March 11 2008 / by futuretalk
Category: Other Year: Beyond Rating: 18
By Dick Pelletier
While hiking in the mountains, you accidentally fall off a cliff
and your body and brain is damaged beyond repair. Is this the end
of your life? Nope, it’s not even an inconvenience. Automated
systems at the Body Replacement Center sense your situation and
immediately construct a ‘new you’ with mind, memories, personality,
and all cognitive abilities intact. In minutes, your new body and
mind is teleported to the accident location; and you are not even
aware that you had died.
Although today, this scenario sounds more like fiction
than science, by mid-century, positive futurists believe that
molecular nanotechnology and advanced scanning technologies will
enable our lives to continue in this manner regardless of any
catastrophe that may befall us.
Author
James Gardner in The
Intelligent Universe claims brain scanning technology is
doubling each year, and scanners can now image individual neuron
connections and their interactions. For the first time, we can
watch our brain create thoughts, and observe how thoughts generate
new spines and synapses when we learn something new.
Replacing biological brains with non-biological material is in
beginning stages today. Doctors have successfully implanted an
electronic chip to replace cells destroyed by Parkinson’s disease.

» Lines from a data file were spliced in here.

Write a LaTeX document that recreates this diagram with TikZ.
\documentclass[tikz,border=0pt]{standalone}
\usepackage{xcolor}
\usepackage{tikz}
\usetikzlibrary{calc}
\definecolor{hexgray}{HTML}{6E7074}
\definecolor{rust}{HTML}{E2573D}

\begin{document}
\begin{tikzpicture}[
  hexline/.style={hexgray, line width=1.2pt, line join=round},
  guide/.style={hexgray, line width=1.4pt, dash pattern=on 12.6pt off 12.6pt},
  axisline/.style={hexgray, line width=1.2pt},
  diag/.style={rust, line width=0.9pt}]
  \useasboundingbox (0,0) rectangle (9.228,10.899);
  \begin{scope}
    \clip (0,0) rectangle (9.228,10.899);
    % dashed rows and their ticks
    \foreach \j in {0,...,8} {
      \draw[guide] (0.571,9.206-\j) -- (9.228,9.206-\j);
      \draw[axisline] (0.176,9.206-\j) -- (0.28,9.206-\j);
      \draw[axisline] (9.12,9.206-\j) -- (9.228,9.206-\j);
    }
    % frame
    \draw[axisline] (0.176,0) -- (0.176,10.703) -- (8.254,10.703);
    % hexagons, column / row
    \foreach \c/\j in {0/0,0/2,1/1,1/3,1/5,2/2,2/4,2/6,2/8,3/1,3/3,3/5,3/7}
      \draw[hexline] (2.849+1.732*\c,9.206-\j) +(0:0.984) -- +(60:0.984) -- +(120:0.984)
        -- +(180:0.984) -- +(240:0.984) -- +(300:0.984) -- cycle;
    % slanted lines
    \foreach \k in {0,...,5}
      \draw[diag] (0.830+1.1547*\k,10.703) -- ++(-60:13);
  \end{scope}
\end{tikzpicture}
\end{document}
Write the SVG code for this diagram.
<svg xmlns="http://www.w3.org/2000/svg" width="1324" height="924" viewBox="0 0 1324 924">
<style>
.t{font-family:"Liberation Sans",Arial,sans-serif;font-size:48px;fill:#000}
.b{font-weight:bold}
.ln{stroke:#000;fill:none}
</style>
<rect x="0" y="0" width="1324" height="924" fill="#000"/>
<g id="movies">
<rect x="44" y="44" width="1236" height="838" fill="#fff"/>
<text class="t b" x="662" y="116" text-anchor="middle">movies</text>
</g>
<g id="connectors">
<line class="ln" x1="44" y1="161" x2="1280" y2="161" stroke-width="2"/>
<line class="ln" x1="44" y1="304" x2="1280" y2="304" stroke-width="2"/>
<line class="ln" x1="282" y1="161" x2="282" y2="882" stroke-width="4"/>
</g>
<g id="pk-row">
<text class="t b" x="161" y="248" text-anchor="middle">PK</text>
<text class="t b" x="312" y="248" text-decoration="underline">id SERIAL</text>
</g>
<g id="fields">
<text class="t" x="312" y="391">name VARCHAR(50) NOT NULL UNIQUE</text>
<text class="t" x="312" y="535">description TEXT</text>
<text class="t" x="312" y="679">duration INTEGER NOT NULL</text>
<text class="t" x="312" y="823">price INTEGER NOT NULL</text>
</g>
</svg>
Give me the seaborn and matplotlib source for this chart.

And in the future, artificial neurons made from nanomaterials could
replace biological brain cells giving us the amazing ability to
think and process information millions of times faster than we can
today.
Foresight
Institute consultant John Burch (a recent poster on Future
Blogger) believes that neuron replacement could become commonplace
by as early as late 2030s, and he describes how these upgrades
would be accomplished. ...
“A daily pill would supply materials and instructions for
nanobots to format new neurons and position them next to existing
biological cells to be replaced. These changes would be
unnoticeable to us, but within six months, we would be enjoying the
benefits of a powerful new brain.”
As we begin to use our new brain, we would not be aware that our
mind had been switched from one set of brain cells to another. And
when our mind is transferred from a destroyed body to a new one,
this move will also be unnoticeable.
Utilizing non-biological neurons will allow easy interface with
supercomputers; our life history then becomes software that can be
simulated, expanded; even improved on if we desire; and the program
will always be ready for transfer into a new body, should we
encounter disaster.
Will people accept non-biological neurons into their brains? By
2030, the NIH predicts
nanobots will be whizzing through our veins monitoring health and
modifying DNA or RNAi instructions to
protect us from sickness and disease. This forward technology will
allow our bodies to remain in perfect youthful health,
indefinitely.
As we become comfortable with nanobots monitoring our bodies, we
will be receptive to other non-biological innovations. Futurist
Ray Kurzweil believes
that humans will one day become 100% non-biological. “This will be
natural for us,” Kurzweil says, “Our species has always strived to
improve itself.”
Of course, no one can predict for sure how our “magical future”
will unfold, but the possibilities exist for mind transfers, and
given the desire of each individual to opt for life over death,
this science could become reality in our lifetime.